Natalie's mind at 2:22am

I'm baby hungry.
I never understood the phenomenon until I had a child of my own. In fact, I couldn't even fathom the hunger. Now I get it. Now I've got it. Nothing compares to those first 6 weeks and the majestic reverence a new-born brings to life. I crave that presence and find myself tearing up
at every newborn picture I see. Married nearly 8 years, and it isn't until divorce that I finally experience baby hunger. Ironic.

I miss my husband.

A rarity. I say husband because it's my husband I miss... not my x husband. The divorce was short, but far from sweet. The revealing process left me feeling as if the man I loved had passed away. In this moment I miss that man. I miss the friendship, the playfulness, the conversation, the laughter and the constant time we shared together. My mind strains to find those memories, now concealed under the heavy shadow of our last six weeks together as husband and wife; Yet once in awhile they come out of hiding, and in a split-second's time inundate me, reminding me of what life was like with my him. I miss those times.

What lies ahead.
I'm not dating. (At-least I'm trying not to). What's the point? I need to heal, and dating is not congruent with that goal. It would allay my loneliness, but to no avail. I'm not ready for marriage, hence, dating is futile. I desperately crave companionship, but I must resist. For now. I've been given a small window of opportunity to really focus on me - and that's exactly what I'm doing. I imagine marriage is quite far away, yet I can't imagine myself in this place much longer either. What will tomorrow bring? Isn't life interesting, with it's little twists and turns?! Now I'm just hanging on for the ride!

2:22am.
Tomorrow is here. I'll make the most of it, waiting patiently for the day after tomorrow. Now sleep.

8 comments:

Taylor's said...

You are right the first six weeks are the best - I have said over and over again - I want to go back to Labor and Delivery and go to six weeks and then rewind . . .

I know the feeling of being baby hungry and not being able to act on it.

I keep you in my prayers always!

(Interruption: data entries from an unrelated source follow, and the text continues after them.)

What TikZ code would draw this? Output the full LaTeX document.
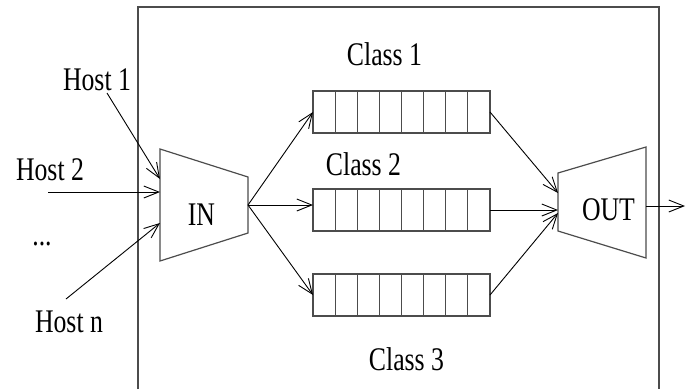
\documentclass[tikz,border=0pt]{standalone}
\usepackage{fontspec}
\setmainfont[FakeStretch=0.78]{Liberation Serif}
\usetikzlibrary{positioning}
\usetikzlibrary{calc}
\usetikzlibrary{arrows.meta}

\begin{document}
\begin{tikzpicture}[x=1pt, y=-1pt,
  txt/.style={font=\fontsize{33}{40}\selectfont, inner sep=0pt, anchor=base},
  wire/.style={draw=black!70, line width=1.2pt},
  queue/.style={wire, minimum width=177pt, minimum height=42pt, inner sep=0pt, outer sep=0pt},
  gate/.style={minimum width=88pt, minimum height=112pt, inner sep=0pt, outer sep=0pt},
  flow/.style={-{Straight Barb[length=15pt,width=12pt]}, line width=0.9pt}]
  \useasboundingbox (0,0) rectangle (692,389);

  % router frame, open at the bottom
  \draw[wire] (138,389) -- (138,7) -- (659,7) -- (659,389);

  \node[gate] (in) at (204,205) {};
  \node[gate, minimum height=111pt] (out) at (602,202.5) {};
  \node[txt] (inlbl) at ([xshift=-2.5pt,yshift=-20pt]in.center) {IN};
  \node[txt] (outlbl) at ([xshift=6.5pt,yshift=-17.5pt]out.center) {OUT};

  \draw[wire] (in.north west) -- ([yshift=-28pt]in.north east) -- ([yshift=28pt]in.south east) -- (in.south west) -- cycle;
  \draw[wire] (out.north east) -- (out.south east) -- ([yshift=27pt]out.south west) -- ([yshift=-26pt]out.north west) -- cycle;

  % class queues
  \node[queue] (q1) at (401.5,112) {};
  \node[queue, below=56pt of q1] (q2) {};
  \node[queue, below=43pt of q2] (q3) {};
  \foreach \q in {q1,q2,q3}
    \foreach \i in {1,...,7}
      \draw[wire] ($(\q.north west)!\i/8!(\q.north east)$) -- ($(\q.south west)!\i/8!(\q.south east)$);

  \node[txt] (class1) at ([xshift=-17pt,yshift=26pt]q1.north) {Class 1};
  \node[txt] (class2) at ([xshift=-38pt,yshift=14pt]q2.north) {Class 2};
  \node[txt] (class3) at ([xshift=5pt,yshift=-54pt]q3.south) {Class 3};

  % hosts
  \node[txt] (host1) at (97,90) {Host 1};
  \node[txt] (host2) at (50,180) {Host 2};
  \node[txt] (dots) at (42,245) {...};
  \node[txt] (hostn) at (69,332) {Host n};

  \draw[flow] ([xshift=10pt,yshift=-3pt]host1.base) -- ([yshift=26pt]in.west);
  \draw[flow] ([xshift=-2pt,yshift=-12pt]host2.base) -- ([yshift=13pt]in.west);
  \draw[flow] ([xshift=-3pt,yshift=33pt]hostn.base) -- ([yshift=-18pt]in.west);

  \draw[flow] (in.east) -- (q1.west);
  \draw[flow] (in.east) -- (in.east -| q2.west);
  \draw[flow] (in.east) -- (q3.west);

  \draw[flow] (q1.east) -- ([yshift=9.5pt]out.west);
  \draw[flow] (q2.east) -- (q2.east -| out.west);
  \draw[flow] (q3.east) -- ([yshift=-10.5pt]out.west);

  \coordinate (sink) at (685,206);
  \draw[flow] (out.east |- sink) -- (sink);
\end{tikzpicture}
\end{document}
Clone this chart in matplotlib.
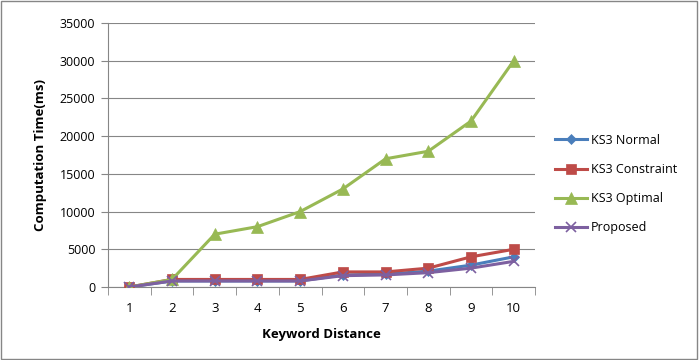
import matplotlib
matplotlib.use("Agg")

import matplotlib.pyplot as plt
from matplotlib.patches import Rectangle
import numpy as np


distance = [1, 2, 3, 4, 5, 6, 7, 8, 9, 10]
ks3_normal = [0, 800, 800, 800, 800, 1600, 1700, 2100, 2900, 4000]
ks3_constraint = [0, 1000, 1000, 1000, 1000, 2000, 2000, 2500, 4000, 5000]
ks3_optimal = [0, 1000, 7000, 8000, 10000, 13000, 17000, 18000, 22000, 30000]
proposed = [0, 800, 800, 800, 800, 1500, 1600, 1900, 2500, 3400]
y_ticks = [0, 5000, 10000, 15000, 20000, 25000, 30000, 35000]

plt.rcParams["font.family"] = ["Open Sans", "DejaVu Sans"]

fig = plt.figure(figsize=(6.99, 3.6), dpi=100)
ax = fig.add_axes([0.1545, 0.2028, 0.611, 0.7332])

x = np.arange(1, len(distance) + 1)
series = [
    ("KS3 Normal", ks3_normal, "#4A7EBB", "D", 5),
    ("KS3 Constraint", ks3_constraint, "#BE4B48", "s", 7),
    ("KS3 Optimal", ks3_optimal, "#98B954", "^", 8),
    ("Proposed", proposed, "#7D60A0", "x", 7),
]
for label, vals, color, marker, ms in series:
    ax.plot(x, vals, color=color, linewidth=2.2, marker=marker, markersize=ms,
            markeredgewidth=1.2 if marker == "x" else 0.5, markeredgecolor=color,
            label=label, zorder=3)

ax.set_xlim(0.5, len(distance) + 0.5)
ax.set_ylim(0, 35000)
ax.set_yticks(y_ticks)
ax.set_xticks(x)
ax.set_xticklabels([str(d) for d in distance])
ax.set_xticks(np.arange(0.5, len(distance) + 1, 1.0), minor=True)
ax.tick_params(axis="x", which="major", length=0, labelsize=9.5, pad=11)
ax.tick_params(axis="x", which="minor", length=6, color="#868686", direction="out")
ax.tick_params(axis="y", length=5, color="#868686", labelsize=9, pad=4)
ax.grid(axis="y", color="#868686", linewidth=0.8)
ax.set_axisbelow(True)
for side in ["top", "right"]:
    ax.spines[side].set_visible(False)
for side in ["left", "bottom"]:
    ax.spines[side].set_color("#868686")

ax.set_xlabel("Keyword Distance", fontsize=9.5, fontweight="bold", labelpad=9)
ax.set_ylabel("Computation Time(ms)", fontsize=9.5, fontweight="bold", labelpad=9)

ax.legend(loc="center left", bbox_to_anchor=(1.02, 0.39), frameon=False,
          fontsize=9, handlelength=2.6, labelspacing=1.3, handletextpad=0.3)

fig.patches.append(Rectangle((0.002, 0.003), 0.995, 0.994, transform=fig.transFigure,
                             fill=False, edgecolor="#868686", linewidth=1.0))

fig.savefig("out.png", dpi=100)
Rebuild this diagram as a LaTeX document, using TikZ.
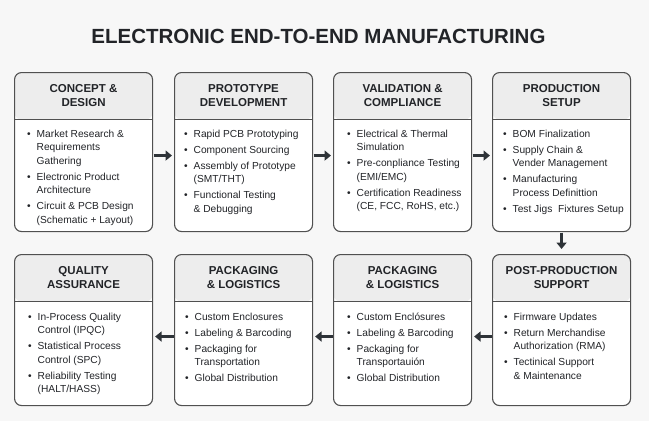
\documentclass[tikz,border=0pt]{standalone}
\usepackage{fontspec}
\setmainfont{Liberation Sans}
\usetikzlibrary{arrows.meta}
\definecolor{bgc}{HTML}{F7F7F7}
\definecolor{headfill}{HTML}{EDEDED}
\definecolor{bordc}{HTML}{505050}
\definecolor{txtc}{HTML}{222428}
\definecolor{arrc}{HTML}{2E3338}
\newcommand\myb{\makebox[9.5pt][l]{\textbullet}}
\newcommand\myc{\hspace*{9.5pt}}
\tikzset{
  card/.style={draw=bordc, line width=1.1pt, rounded corners=7pt, fill=white,
    minimum width=138pt, minimum height=#1, inner sep=0pt, anchor=north west,
    path picture={
      \fill[headfill] (path picture bounding box.north west) rectangle ([yshift=-47pt]path picture bounding box.north east);
      \draw[bordc, line width=0.8pt] ([yshift=-47pt]path picture bounding box.north west) -- ([yshift=-47pt]path picture bounding box.north east);
    }},
  head/.style={font=\fontsize{11.5}{14}\selectfont\bfseries, align=center, text=txtc, inner sep=0pt},
  body/.style={font=\fontsize{10.2}{13.5}\selectfont, align=left, text=txtc, inner sep=0pt, anchor=north west},
  flow/.style={draw=arrc, line width=2.8pt, -{Triangle[length=6.5pt,width=10pt]}}
}
\begin{document}
\begin{tikzpicture}[x=1pt,y=-1pt]
\useasboundingbox (0,0) rectangle (649,421);
\fill[bgc] (0,0) rectangle (649,421);

\node[font=\fontsize{20.5}{24}\selectfont\bfseries, text=txtc, inner sep=0pt] (title) at (318.5,36) {ELECTRONIC END-TO-END MANUFACTURING};

% top row
\node[card=159pt] (b1) at (14,72) {};
\node[card=159pt] (b2) at (174,72) {};
\node[card=159pt] (b3) at (333,72) {};
\node[card=159pt] (b4) at (492,72) {};
% bottom row
\node[card=151pt] (b5) at (14,254) {};
\node[card=151pt] (b6) at (174,254) {};
\node[card=151pt] (b7) at (333,254) {};
\node[card=151pt] (b8) at (492,254) {};

% headers
\node[head] (h1) at ([yshift=-24pt]b1.north) {CONCEPT \&\\DESIGN};
\node[head] (h2) at ([yshift=-24pt]b2.north) {PROTOTYPE\\DEVELOPMENT};
\node[head] (h3) at ([yshift=-24pt]b3.north) {VALIDATION \&\\COMPLIANCE};
\node[head] (h4) at ([yshift=-24pt]b4.north) {PRODUCTION\\SETUP};
\node[head] (h5) at ([yshift=-24pt]b5.north) {QUALITY\\ASSURANCE};
\node[head] (h6) at ([yshift=-24pt]b6.north) {PACKAGING\\\& LOGISTICS};
\node[head] (h7) at ([yshift=-24pt]b7.north) {PACKAGING\\\& LOGISTICS};
\node[head] (h8) at ([yshift=-24pt]b8.north) {POST-PRODUCTION\\SUPPORT};

% bodies
\node[body] (t1) at ([xshift=13pt,yshift=-57.5pt]b1.north west) {\myb Market Research \&\\\myc Requirements\\\myc Gathering\\[2.5pt]\myb Electronic Product\\\myc Architecture\\[2.5pt]\myb Circuit \& PCB Design\\\myc (Schematic + Layout)};
\node[body] (t2) at ([xshift=10pt,yshift=-57.5pt]b2.north west) {\myb Rapid PCB Prototyping\\[2.5pt]\myb Component Sourcing\\[2.5pt]\myb Assembly of Prototype\\\myc (SMT/THT)\\[2.5pt]\myb Functional Testing\\\myc \& Debugging};
\node[body] (t3) at ([xshift=14pt,yshift=-57.5pt]b3.north west) {\myb Electrical \& Thermal\\\myc Simulation\\[2.5pt]\myb Pre-conpliance Testing\\\myc (EMI/EMC)\\[2.5pt]\myb Certification Readiness\\\myc (CE, FCC, RoHS, etc.)};
\node[body] (t4) at ([xshift=11pt,yshift=-57.5pt]b4.north west) {\myb BOM Finalization\\[2.5pt]\myb Supply Chain \&\\\myc Vender Management\\[2.5pt]\myb Manufacturing\\\myc Process Definittion\\[2.5pt]\myb Test Jigs\ \ Fixtures Setup};
\node[body] (t5) at ([xshift=14pt,yshift=-58.5pt]b5.north west) {\myb In-Process Quality\\\myc Control (IPQC)\\[2.5pt]\myb Statistical Process\\\myc Control (SPC)\\[2.5pt]\myb Reliability Testing\\\myc (HALT/HASS)};
\node[body] (t6) at ([xshift=11pt,yshift=-58.5pt]b6.north west) {\myb Custom Enclosures\\[2.5pt]\myb Labeling \& Barcoding\\[2.5pt]\myb Packaging for\\\myc Transportation\\[2.5pt]\myb Global Distribution};
\node[body] (t7) at ([xshift=14pt,yshift=-58.5pt]b7.north west) {\myb Custom Enclósures\\[2.5pt]\myb Labeling \& Barcoding\\[2.5pt]\myb Packaging for\\\myc Transportauión\\[2.5pt]\myb Global Distribution};
\node[body] (t8) at ([xshift=12pt,yshift=-58.5pt]b8.north west) {\myb Firmware Updates\\[2.5pt]\myb Return Merchandise\\\myc Authorization (RMA)\\[2.5pt]\myb Tectinical Support\\\myc \& Maintenance};

% connectors
\draw[flow, shorten <=0.5pt, shorten >=2pt] ([yshift=-3.5pt]b1.east) -- ([yshift=-3.5pt]b2.west);
\draw[flow, shorten <=0.5pt, shorten >=2pt] ([yshift=-3.5pt]b2.east) -- ([yshift=-3.5pt]b3.west);
\draw[flow, shorten <=0.5pt, shorten >=2pt] ([yshift=-3.5pt]b3.east) -- ([yshift=-3.5pt]b4.west);
\draw[flow, shorten <=0.5pt, shorten >=5pt] (b4.south) -- (b8.north);
\draw[flow, shorten <=0.5pt, shorten >=2pt] ([yshift=-6.5pt]b8.west) -- ([yshift=-6.5pt]b7.east);
\draw[flow, shorten <=0.5pt, shorten >=2pt] ([yshift=-6.5pt]b7.west) -- ([yshift=-6.5pt]b6.east);
\draw[flow, shorten <=0.5pt, shorten >=2pt] ([yshift=-6.5pt]b6.west) -- ([yshift=-6.5pt]b5.east);
\end{tikzpicture}
\end{document}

Chin up my love - the Lord has something far more special in mind then you can imagine!

Amanda said...

Natalie we're thinking about you and praying for the comfort and peace of Heavenly Father to help you during this difficult time. What an amazingly strong person you are!

The Wach Family said...

NOOOOOOOOOO!!! :)

ditndetes said...

I understand the baby hungry feeling. I've never been baby hungry until Kaitlyn was born and I'd tied my tubes! Of course my health has to come first, but I thought it was interesting for that feeling to come later!

(((hugs))) This too shall pass.

Sarah said...

Glad you're focusing on yourself. That's exactly what you need. And no more staying up until 2 am blogging. That just gets all kinds of crazy thoughts in your head. Okay, I'm done nagging!

Straley Family said...

I love your honesty. It makes your post all the more heart wrenching and touching. We would know a lot more about eachother if we all blogged at 2 a.m. when all our walls are down and all that's left is the deepest desires of our heart. Which, in your case, I have no doubt will all come to pass. One day all those holes will be filled again. Hang in there sweetie.

Heber and his "Deli" aka: Adele said...

I have been sitting here reading your blog for at least 30 minutes now and I truly feel that I am a better person for it.

You are a beautiful person Natalie...inside and out...and one very incredible mamma.

I am sorry for all that you are having to go through at this time. Please know my prayers are with you and your sweet little girl.

Amanda said...

When my sister went through her divorce she said it would have been easier to have her husband die than to go through the pain of a divorce. It's amazing the effect agency has on us...it's powerful!